Make the Phone Call
Laughter is far better than longing. Regret is far harder than a ring tone.
Last week I wrote about the August Scaries, confessing that in taking stock of summer, I feel like I haven’t done much by way of big exciting things. But there is one thing that I didn’t tell you about—I connected with a few old friends and former colleagues.
You know, the kinds of people who you mostly engage with online, and you like their stuff on Instagram, comment on Facebook about how big their kids, even occasionally DM or text to say, “we should get together one day!”
But you don’t.
Because that’s how we live these days, sometimes by keeping even those people we really care about relegated to some maybe one day social calendar in our heads.
And if you have anxiety, that can be a pretty packed calendar as we keeping punting those tentative plans farther and farther into the future.
This summer, I committed to making good on my best of intentions, and turned a bunch of those maybes into an assortment of long silly phone calls, a few earnest FaceTimes, and best of all, a handful of face-to-face dinners, drinks, coffees with people I’ve been missing.

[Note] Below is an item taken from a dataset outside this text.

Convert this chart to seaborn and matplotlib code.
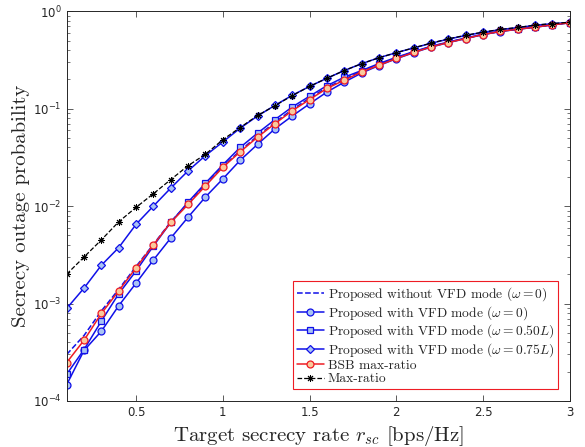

Some friends were visiting from out-of-town, but some don’t live more than a few subway stops away from me; and I still let life (and habit) get in the way of reconnecting with them.
Two years, five years, ten years…it’s all a stupid long time not to see someone who makes you happy, makes you laugh, lets you vent, lets you cry, lets you be unmistakably, unapologetically yourself when you’re together.

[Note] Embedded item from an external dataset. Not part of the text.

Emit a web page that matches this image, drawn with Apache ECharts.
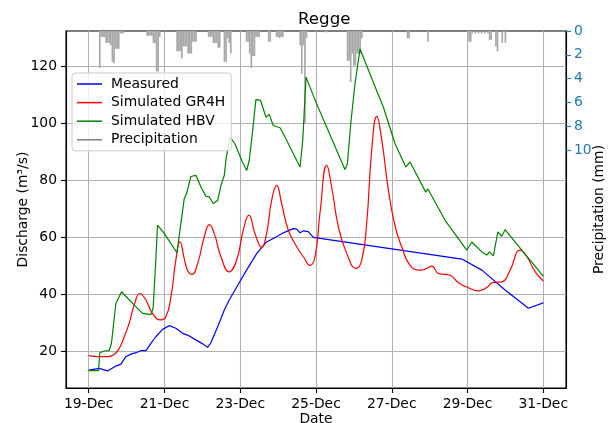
<!DOCTYPE html>
<html>
<head>
<meta charset="utf-8">
<script src="https://cdn.jsdelivr.net/npm/echarts@6/dist/echarts.min.js"></script>
<style>
html,body{margin:0;padding:0;background:#fff;}
#chart{width:613px;height:423px;}
</style>
</head>
<body>
<div id="chart"></div>
<script>
// Axis ticks: hours after 19-Dec 00:00 and their labels
const dayTickHours = [0, 48, 96, 144, 192, 240, 288];
const dayTickLabels = ['19-Dec', '21-Dec', '23-Dec', '25-Dec', '27-Dec', '29-Dec', '31-Dec'];
const dischargeTicks = [20, 40, 60, 80, 100, 120];
const precipTicks = [0, 2, 4, 6, 8, 10];

// Measured discharge (m³/s)
const measuredHours = [0, 6.6, 11.9, 17.2, 20.4, 23.5, 26.7, 29.9, 33, 36.2, 39.4, 42.5, 46.8, 51, 55.2, 59.5, 63.7, 67.9, 72.2, 75.3, 77.4, 81.7, 85.9, 89, 93.5, 100, 106.4, 112.7, 119, 123.3, 129.6, 131.8, 133.9, 136, 139.1, 142.3, 236.4, 249.1, 263.8, 278.6, 288];
const measuredFlow = [13.4, 14.0, 13.1, 14.8, 15.5, 18.1, 19.0, 19.5, 20.2, 20.2, 22.8, 25.1, 27.7, 29.0, 28.1, 26.3, 25.4, 24.0, 22.6, 21.4, 23.0, 28.6, 34.5, 38.0, 42.3, 48.5, 54.3, 58.4, 60.2, 61.6, 63.1, 62.9, 61.6, 62.3, 62.0, 60.0, 52.4, 48.5, 41.5, 35.1, 37.0];

// GR4H simulated discharge (m³/s)
const gr4hHours = [0, 6.6, 11.9, 16.1, 19.3, 22.5, 25.6, 28.8, 32.4, 36.2, 40.4, 45.7, 48.9, 52.1, 55.2, 57.8, 60.5, 62.6, 65.4, 69, 73.2, 76.4, 79.5, 83.8, 89, 93.7, 97.9, 101.5, 105.3, 109.6, 112.7, 115.9, 119.1, 122.2, 126.5, 131.8, 136, 140.2, 143.4, 146.5, 150.8, 153.9, 158.2, 163.5, 169.4, 173, 176.1, 179.3, 182.5, 185.7, 189.9, 194.1, 198.3, 203.6, 209.9, 214.2, 217.4, 221.6, 229, 234.2, 240.6, 246.9, 252.2, 256.4, 261.7, 267, 273.3, 277.6, 282.9, 288];
const gr4hFlow = [18.5, 18.1, 18.1, 18.9, 21.0, 25.1, 29.8, 36.2, 40.3, 38.0, 33.3, 31.0, 32.1, 39.1, 52.0, 58.4, 52.6, 48.5, 47.0, 50.8, 60.2, 64.5, 61.4, 53.2, 47.9, 52.0, 62.5, 67.8, 61.4, 56.5, 61.4, 73.0, 78.3, 71.9, 62.5, 56.7, 53.2, 50.2, 53.2, 68.4, 85.3, 77.7, 63.7, 54.3, 49.1, 52.0, 64.9, 90.6, 102.5, 94.1, 76.5, 64.0, 56.7, 50.2, 48.5, 49.1, 49.9, 47.3, 46.7, 44.1, 42.3, 41.2, 42.4, 44.2, 44.4, 48.5, 55.5, 53.2, 47.9, 44.7];

// HBV simulated discharge (m³/s)
const hbvHours = [0, 6.2, 7, 9.8, 12.9, 14.4, 17.2, 20.8, 27.8, 34.1, 39.4, 40.8, 42.5, 43.6, 47.8, 55.9, 58.4, 60.5, 62, 64.7, 67.9, 71.1, 74.3, 76.3, 78.9, 81.7, 83.8, 85.9, 86.9, 89.5, 92.6, 96.9, 100.1, 101.7, 103.2, 105.9, 108.9, 112.3, 114.4, 116.9, 121.2, 125.4, 129.6, 133.9, 135.6, 137.7, 144.4, 150.8, 162.4, 163.9, 166, 168.7, 171.9, 178.2, 186.7, 194.1, 200.9, 203.6, 213.5, 214.8, 225.8, 239.5, 242.7, 249.1, 252.2, 253.9, 256.4, 259.2, 261.7, 263.8, 274.4, 288];
const hbvFlow = [13.2, 13.2, 19.5, 20.1, 20.2, 22.8, 36.8, 40.9, 36.8, 33.3, 32.9, 35.1, 52.0, 64.3, 61.4, 54.6, 64.9, 73.6, 75.4, 81.4, 81.8, 77.7, 74.4, 74.3, 71.9, 73.0, 78.3, 81.8, 87.1, 95.2, 92.9, 87.1, 83.5, 87.1, 94.1, 108.4, 108.1, 102.2, 103.2, 99.3, 98.5, 94.1, 89.4, 84.7, 94.1, 116.3, 106.9, 98.7, 83.8, 85.9, 99.9, 113.9, 126.2, 117.4, 105.7, 92.9, 84.7, 86.5, 75.9, 77.1, 66.0, 55.5, 58.4, 54.9, 53.8, 54.9, 53.5, 61.9, 60.4, 62.7, 55.5, 46.4];

// Hourly precipitation (mm), hours after 19-Dec 00:00
const precipHours = [7, 8, 9, 10, 11, 12, 13, 14, 15, 16, 17, 18, 19, 20, 21, 22,
  37, 38, 39, 40, 41, 42, 43, 44, 45,
  56, 57, 58, 59, 60, 61, 62, 63, 64, 65, 66, 67, 68,
  76, 77, 78, 79, 80, 81, 82, 83, 86, 87, 88, 89, 90,
  100, 101, 102, 103, 104, 105, 106, 107, 108, 114, 115, 119, 120, 121, 122, 123,
  134, 135, 136, 137, 138, 150, 151,
  164, 165, 166, 167, 168, 169, 170, 171, 172, 173,
  202, 203, 215, 241, 242, 243, 245, 247, 249, 251, 253, 254, 255, 258, 259, 262, 264];
const precipMm = [3.1, 0.5, 0.5, 0.5, 1.0, 1.0, 1.0, 1.2, 2.6, 2.7, 1.5, 1.5, 1.5, 0.2, 0.2, 0.2,
  0.4, 0.4, 0.4, 0.4, 1.0, 1.0, 3.4, 3.4, 0.5,
  1.7, 1.7, 1.7, 2.3, 1.3, 1.3, 1.3, 1.9, 1.9, 1.9, 0.9, 0.9, 0.9,
  0.5, 0.5, 0.5, 1.0, 1.0, 1.0, 1.4, 1.4, 2.6, 2.6, 0.6, 1.0, 1.9,
  0.9, 0.9, 1.9, 3.1, 2.1, 2.1, 0.5, 0.5, 0.5, 0.9, 0.9, 0.5, 0.5, 0.6, 0.5, 0.5,
  1.2, 3.6, 1.2, 7.8, 0.6, 0.1, 0.1,
  2.5, 2.5, 4.3, 1.9, 2.9, 2.9, 1.9, 1.9, 1.9, 0.6,
  0.6, 0.6, 0.9, 0.9, 0.9, 0.2, 0.2, 0.2, 0.2, 0.2, 0.2, 0.75, 0.75, 1.3, 1.7, 1.0, 1.0];

const pair = (xs, ys) => xs.map((x, i) => [x, ys[i]]);
const FONT = 'DejaVu Sans';

const chart = echarts.init(document.getElementById('chart'), null, { renderer: 'canvas' });
chart.setOption({
  animation: false,
  backgroundColor: '#ffffff',
  textStyle: { fontFamily: FONT },
  title: {
    text: 'Regge',
    left: 293,
    top: 6,
    textStyle: { fontFamily: FONT, fontSize: 16.7, fontWeight: 'normal', color: '#000' }
  },
  grid: {
    left: 66, right: 47, top: 31, bottom: 35,
    outerBoundsMode: 'none', containLabel: false,
    show: true, borderColor: '#000', borderWidth: 1.1, backgroundColor: 'transparent'
  },
  legend: {
    orient: 'vertical',
    left: 72, top: 73,
    padding: [3, 6, 3, 5],
    itemGap: 2.6,
    itemWidth: 25, itemHeight: 1.5,
    icon: 'rect',
    backgroundColor: 'rgba(255,255,255,0.8)',
    borderColor: '#cccccc', borderWidth: 1, borderRadius: 3,
    textStyle: { fontFamily: FONT, fontSize: 13.9, color: '#000', lineHeight: 16, padding: [0, 0, 0, 4] },
    data: [
      { name: 'Measured' },
      { name: 'Simulated GR4H' },
      { name: 'Simulated HBV' },
      { name: 'Precipitation', itemStyle: { color: '#808080' } }
    ]
  },
  xAxis: {
    type: 'value',
    min: -14.4, max: 302.4,
    name: 'Date', nameLocation: 'middle', nameGap: 24, nameMoveOverlap: false,
    nameTextStyle: { fontFamily: FONT, fontSize: 13.9, color: '#000' },
    axisLine: { show: true, onZero: false, lineStyle: { color: '#000', width: 1.1 } },
    axisTick: { show: true, length: 5, customValues: dayTickHours, lineStyle: { color: '#000', width: 1.1 } },
    axisLabel: {
      customValues: dayTickHours, margin: 9,
      fontFamily: FONT, fontSize: 13.9, color: '#000',
      formatter: v => dayTickLabels[dayTickHours.indexOf(v)] || ''
    },
    splitLine: { show: true, lineStyle: { color: '#b0b0b0', width: 1.1 } }
  },
  yAxis: [
    {
      type: 'value', min: 7.1, max: 132.5,
      name: 'Discharge (m³/s)', nameLocation: 'middle', nameGap: 36, nameRotate: 90, nameMoveOverlap: false,
      nameTextStyle: { fontFamily: FONT, fontSize: 13.9, color: '#000' },
      axisLine: { show: true, onZero: false, lineStyle: { color: '#000', width: 1.1 } },
      axisTick: { show: true, length: 5, customValues: dischargeTicks, lineStyle: { color: '#000', width: 1.1 } },
      axisLabel: { customValues: dischargeTicks, margin: 9, fontFamily: FONT, fontSize: 13.9, color: '#000' },
      splitLine: { show: true, lineStyle: { color: '#b0b0b0', width: 1.1 } }
    },
    {
      type: 'value', min: 0, max: 30, inverse: true, position: 'right',
      name: 'Precipitation (mm)', nameLocation: 'middle', nameGap: 26, nameRotate: 90, nameMoveOverlap: false,
      nameTextStyle: { fontFamily: FONT, fontSize: 13.9, color: '#000' },
      axisLine: { show: true, onZero: false, lineStyle: { color: '#000', width: 1.1 } },
      axisTick: { show: true, length: 5, customValues: precipTicks, lineStyle: { color: '#1f77b4', width: 1.1 } },
      axisLabel: { customValues: precipTicks, margin: 8, fontFamily: FONT, fontSize: 13.9, color: '#1f77b4' },
      splitLine: { show: false }
    }
  ],
  series: [
    {
      name: 'Precipitation', type: 'bar', yAxisIndex: 1,
      data: pair(precipHours, precipMm),
      barWidth: 1.7,
      itemStyle: { color: '#a9a9a9' },
      z: 1
    },
    {
      name: 'Measured', type: 'line', data: pair(measuredHours, measuredFlow),
      showSymbol: false, symbol: 'none',
      lineStyle: { color: '#0000ff', width: 1.2 }, itemStyle: { color: '#0000ff' }, z: 3
    },
    {
      name: 'Simulated GR4H', type: 'line', data: pair(gr4hHours, gr4hFlow),
      showSymbol: false, symbol: 'none', smooth: 0.5,
      lineStyle: { color: '#ff0000', width: 1.2 }, itemStyle: { color: '#ff0000' }, z: 3
    },
    {
      name: 'Simulated HBV', type: 'line', data: pair(hbvHours, hbvFlow),
      showSymbol: false, symbol: 'none',
      lineStyle: { color: '#008000', width: 1.2 }, itemStyle: { color: '#008000' }, z: 3
    }
  ]
});
</script>
</body>
</html>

Those people are rare and special, but we don’t always treat them that way.
One of those friends I reconnected with after far too long was an early advertising partner who meant a lot to me. Here’s the thing: We have been living in the same neighborhood for years, and now just a block apart. One block! We ran into each other often, as you can imagine, and chatted until the clock (or a kid) pulled us apart, always walking away from each other swearing we’d get together soon.

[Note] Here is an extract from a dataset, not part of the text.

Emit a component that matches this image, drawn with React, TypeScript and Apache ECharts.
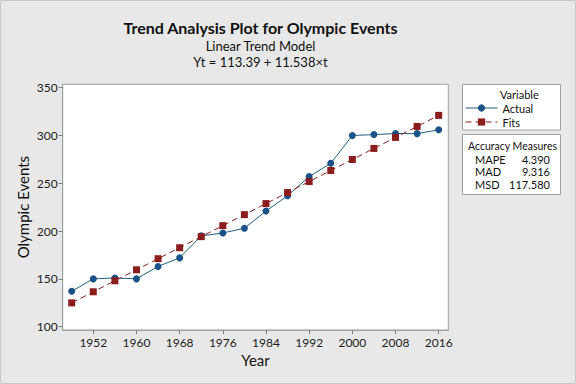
import React, { useEffect, useRef } from "react";
import * as echarts from "echarts";

const years = [1948, 1952, 1956, 1960, 1964, 1968, 1972, 1976, 1980, 1984, 1988, 1992, 1996, 2000, 2004, 2008, 2012, 2016];
const actual = [137, 150, 151, 150, 163, 172, 195, 198, 203, 221, 237, 257, 271, 300, 301, 302, 302, 306];
const fits = [124.9, 136.5, 148.0, 159.5, 171.1, 182.6, 194.2, 205.7, 217.2, 228.8, 240.3, 251.8, 263.4, 274.9, 286.5, 298.0, 309.5, 321.1];
const xTicks = [1952, 1960, 1968, 1976, 1984, 1992, 2000, 2008, 2016];
const yTicks = [100, 150, 200, 250, 300, 350];
const accuracyLabels = ["MAPE", "MAD", "MSD"];
const accuracyValues = ["4.390", "9.316", "117.580"];

const FONT = "Lato, 'Noto Sans', sans-serif";
const BLUE = "#1a5288";
const RED = "#8c1d1d";

export default function App() {
  const ref = useRef<HTMLDivElement>(null);
  useEffect(() => {
    if (!ref.current) return;
    const chart = echarts.init(ref.current, undefined, { renderer: "svg" });
    const accTexts: any[] = [];
    accuracyLabels.forEach((l, i) => {
      accTexts.push({
        type: "text", x: 475, y: 159 + i * 12.7,
        style: { text: l, font: `11px ${FONT}`, fill: "#111", textVerticalAlign: "middle", textAlign: "left" },
      });
      accTexts.push({
        type: "text", x: 550, y: 159 + i * 12.7,
        style: { text: accuracyValues[i], font: `11px ${FONT}`, fill: "#111", textVerticalAlign: "middle", textAlign: "right" },
      });
    });
    chart.setOption({
      animation: false,
      backgroundColor: "#e8e8e8",
      grid: { left: 62.7, top: 84.3, right: 127.7, bottom: 54, show: true, backgroundColor: "#ffffff", borderColor: "#a0a0a0", borderWidth: 1 },
      xAxis: {
        type: "value", min: 1946.33, max: 2017.78,
        name: "Year", nameLocation: "middle", nameGap: 21,
        nameTextStyle: { fontFamily: FONT, fontSize: 15, color: "#111" },
        axisLine: { show: true, lineStyle: { color: "#a0a0a0" } },
        axisTick: { show: true, length: 4, customValues: xTicks, lineStyle: { color: "#808080" } },
        axisLabel: { customValues: xTicks, formatter: (v: number) => String(v), fontFamily: FONT, fontSize: 12, color: "#222", margin: 6 },
        splitLine: { show: false },
      },
      yAxis: {
        type: "value", min: 96.5, max: 353.6,
        name: "Olympic Events", nameLocation: "middle", nameGap: 32, nameMoveOverlap: false,
        nameTextStyle: { fontFamily: FONT, fontSize: 15, color: "#111" },
        axisLine: { show: true, lineStyle: { color: "#a0a0a0" } },
        axisTick: { show: true, length: 4, customValues: yTicks, lineStyle: { color: "#808080" } },
        axisLabel: { customValues: yTicks, formatter: (v: number) => String(v), fontFamily: FONT, fontSize: 12, color: "#222", margin: 5 },
        splitLine: { show: false },
      },
      legend: {
        orient: "vertical", left: 465, top: 102.5, padding: 0, itemWidth: 32, itemHeight: 9, itemGap: 3,
        textStyle: { fontFamily: FONT, fontSize: 11, color: "#111" },
        lineStyle: { width: 1 },
        data: ["Actual", "Fits"],
      },
      series: [
        {
          name: "Actual", type: "line", data: years.map((y, i) => [y, actual[i]]),
          symbol: "circle", symbolSize: 7,
          itemStyle: { color: BLUE }, lineStyle: { color: "#1f5f80", width: 1 },
        },
        {
          name: "Fits", type: "line", data: years.map((y, i) => [y, fits[i]]),
          symbol: "rect", symbolSize: 7,
          itemStyle: { color: RED }, lineStyle: { color: RED, width: 1, type: [6, 4] },
        },
      ],
      graphic: [
        { type: "rect", x: 0.5, y: 0.5, shape: { width: 575, height: 383 }, style: { fill: "none", stroke: "#c8c8c8" }, z: -1 },
        { type: "text", x: 260.5, y: 27, style: { text: "Trend Analysis Plot for Olympic Events", font: `bold 16px ${FONT}`, fill: "#111", textAlign: "center", textVerticalAlign: "middle" } },
        { type: "text", x: 260.5, y: 45.5, style: { text: "Linear Trend Model", font: `13px ${FONT}`, fill: "#111", textAlign: "center", textVerticalAlign: "middle" } },
        { type: "text", x: 260.5, y: 62, style: { text: "Yt = 113.39 + 11.538×t", font: `13px ${FONT}`, fill: "#111", textAlign: "center", textVerticalAlign: "middle" } },
        { type: "rect", x: 462.5, y: 84.5, shape: { width: 98, height: 45.5 }, style: { fill: "#ffffff", stroke: "#a0a0a0" }, z: -1 },
        { type: "text", x: 519.3, y: 94.3, style: { text: "Variable", font: `11px ${FONT}`, fill: "#111", textAlign: "center", textVerticalAlign: "middle" } },
        { type: "rect", x: 462.5, y: 134.5, shape: { width: 98, height: 60 }, style: { fill: "#ffffff", stroke: "#a0a0a0" }, z: -1 },
        { type: "text", x: 512.5, y: 146, style: { text: "Accuracy Measures", font: `10.5px ${FONT}`, fill: "#111", textAlign: "center", textVerticalAlign: "middle" } },
        ...accTexts,
      ],
    });
    return () => chart.dispose();
  }, []);
  return <div ref={ref} style={{ width: 576, height: 384, position: "absolute", left: 0, top: 0 }} />;
}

This time, a monstrous catch-up phone call one afternoon led to a chance run-in (I was coming from Guardians of the Galaxy Vol 3, he was on his way there), which turned into a text follow-up, which turned into lunch plans…that we actually kept.
It was one of those luxuriously long meals where you’re so present, you don’t bother checking in with the office or taking a call or even holding up the phone for a commemorative selfie.
We reminisced about hilarious work experiences, correcting each other’s memories and filling in some blanks. (“Remember that time Michael Richards proposed to you on the set in the middle of that shoot…while he was in drag?” “And somehow the Taco Bell Chihuahua was on set, right? I didn’t dream that?”) We played “whatever happened to ______” as old friends do. We gushed about our kids and he assured me of the special joy in parenting adult children. We shared the stories of meeting our partners and all they had brought to our lives, genuinely delighted that we had each managed to emerge from messiness to find love again.
I don’t have the words to explain just how grateful I am that we actually made lunch happen this year and we had that time together. He died this week. He was only 58. And it’s a shitty, awful, fucked-up thing.
There’s no big moral of the story here that you don’t already know. But I’ll say it anyway, if only to remind myself:
Make the phone call.
Keep the plans.
Get over your shit.
Find the time.
Oh, shit - Liz, I'm so sorry for the loss of your friend. So glad that you took the time and made the commitment to reconnect with him. I guess you just never know...
I'm sorry for the loss of your friend. How wonderful that you don't have regret for the time you didn't get together but can instead relive the time you did and how wonderful it was to be together. Let those memories comfort you in your grief. Thank you for the reminder to take the time as it passes all too quickly.